*Request*. Retype nothing but the lines from the start of the material up to and including the line with "end angle=325, radius=68];". Pictures don't belong in the copy.

%%

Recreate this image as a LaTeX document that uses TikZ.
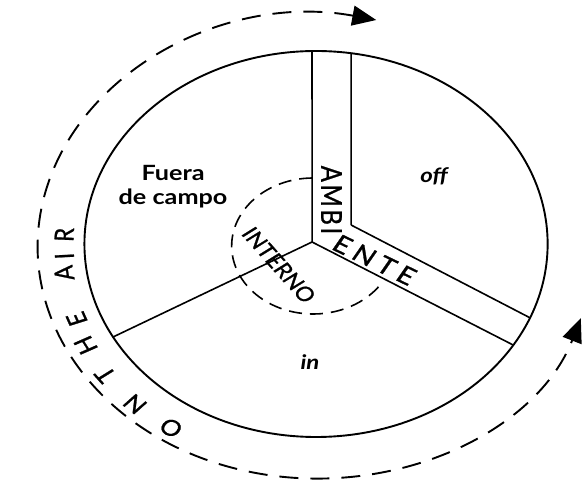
\documentclass[tikz,border=0pt]{standalone}
\usepackage{fontspec}
\setmainfont{Lato}
\newfontfamily\capsfont{Lato}[FakeBold=1]
\usetikzlibrary{arrows.meta,calc}

\tikzset{
  rim/.style={line width=1.9pt},
  spoke/.style={line width=1.6pt},
  airline/.style={line width=1.9pt, dash pattern=on 19pt off 12pt},
  inline/.style={line width=1.6pt, dash pattern=on 13pt off 8pt},
  areatext/.style={inner sep=0pt, align=center, font=\fontsize{21}{24}\selectfont\bfseries},
  striptext/.style={inner sep=0pt, font=\fontsize{24}{24}\selectfont\capsfont},
  ringtext/.style={inner sep=0pt, font=\fontsize{22}{22}\selectfont\capsfont},
}

\begin{document}
\begin{tikzpicture}[x=1pt, y=1pt, xscale=1.2, transform shape]
  \useasboundingbox (0,0) rectangle (485,481);
  \coordinate (c) at (263.3,237);
  \coordinate (co) at (263.3,234.5);
  \coordinate (ci) at (261,235);
  \coordinate (hub) at (260,239);
  \coordinate (corner) at (292.5,256);
  % points on the big circle
  \coordinate (rimL) at ($(c)+(91:193)$);
  \coordinate (rimR) at ($(c)+(81.3:193)$);
  \coordinate (rimEu) at ($(c)+(-22.5:193)$);
  \coordinate (rimEl) at ($(c)+(-31.6:193)$);
  \coordinate (rimF) at ($(c)+(208.8:193)$);

  % big circle and the three walls
  \draw[rim] (c) circle[radius=193];
  \draw[spoke] (hub) -- (rimL);
  \draw[spoke] (corner) -- (rimR);
  \draw[spoke] (corner) -- (rimEu);
  \draw[spoke] (hub) -- (rimEl);
  \draw[spoke] (hub) -- (rimF);

  % inner (interno) ring
  \draw[inline] (ci) ++(90.8:68) arc[start angle=90.8, end angle=325, radius=68];

  % on the air ring
  \draw[airline, {Triangle[length=24pt,width=20pt]}-{Triangle[length=24pt,width=20pt]}]
        (co) ++(77.5:232) arc[start angle=77.5, end angle=342, radius=232];

  % areas
  \node[areatext] (fuera) at (144.2,294) {Fuera\\de campo};
  \node[areatext, font=\fontsize{20}{24}\selectfont\bfseries\itshape] (offscreen) at (361.7,305) {off};
  \node[areatext, font=\fontsize{20}{24}\selectfont\bfseries\itshape] (inside) at (258.3,119) {in};

  % ambiente strip
  \node[striptext, rotate=-90] (ambi) at (276.25,281) {A\kern2.6pt M\kern2.6pt B\kern2.6pt I};
  \node[striptext, rotate=-30] (ente) at (312.1,221) {E\kern5pt N\kern5pt T\kern5pt E};
  \node[inner sep=0pt, font=\fontsize{20}{20}\selectfont\capsfont, rotate=-53.3] (interno) at (232.5,216) {INTERNO};

  % letters round the outside
  \foreach \ch/\ang/\rad [count=\i] in {O/236.7/220, N/226.7/220, T/216.7/219, H/207.8/217,
                                        E/200.6/213, A/187.9/212, I/183.3/210, R/177.5/210}
    \node[ringtext, rotate=\ang-90] (air-\i) at ($(c)+(\ang:\rad)$) {\ch};
\end{tikzpicture}
\end{document}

%%

*Full response*.
Recreate this image as a LaTeX document that uses TikZ.
\documentclass[tikz,border=0pt]{standalone}
\usepackage{fontspec}
\setmainfont{Lato}
\newfontfamily\capsfont{Lato}[FakeBold=1]
\usetikzlibrary{arrows.meta,calc}

\tikzset{
  rim/.style={line width=1.9pt},
  spoke/.style={line width=1.6pt},
  airline/.style={line width=1.9pt, dash pattern=on 19pt off 12pt},
  inline/.style={line width=1.6pt, dash pattern=on 13pt off 8pt},
  areatext/.style={inner sep=0pt, align=center, font=\fontsize{21}{24}\selectfont\bfseries},
  striptext/.style={inner sep=0pt, font=\fontsize{24}{24}\selectfont\capsfont},
  ringtext/.style={inner sep=0pt, font=\fontsize{22}{22}\selectfont\capsfont},
}

\begin{document}
\begin{tikzpicture}[x=1pt, y=1pt, xscale=1.2, transform shape]
  \useasboundingbox (0,0) rectangle (485,481);
  \coordinate (c) at (263.3,237);
  \coordinate (co) at (263.3,234.5);
  \coordinate (ci) at (261,235);
  \coordinate (hub) at (260,239);
  \coordinate (corner) at (292.5,256);
  % points on the big circle
  \coordinate (rimL) at ($(c)+(91:193)$);
  \coordinate (rimR) at ($(c)+(81.3:193)$);
  \coordinate (rimEu) at ($(c)+(-22.5:193)$);
  \coordinate (rimEl) at ($(c)+(-31.6:193)$);
  \coordinate (rimF) at ($(c)+(208.8:193)$);

  % big circle and the three walls
  \draw[rim] (c) circle[radius=193];
  \draw[spoke] (hub) -- (rimL);
  \draw[spoke] (corner) -- (rimR);
  \draw[spoke] (corner) -- (rimEu);
  \draw[spoke] (hub) -- (rimEl);
  \draw[spoke] (hub) -- (rimF);

  % inner (interno) ring
  \draw[inline] (ci) ++(90.8:68) arc[start angle=90.8, end angle=325, radius=68];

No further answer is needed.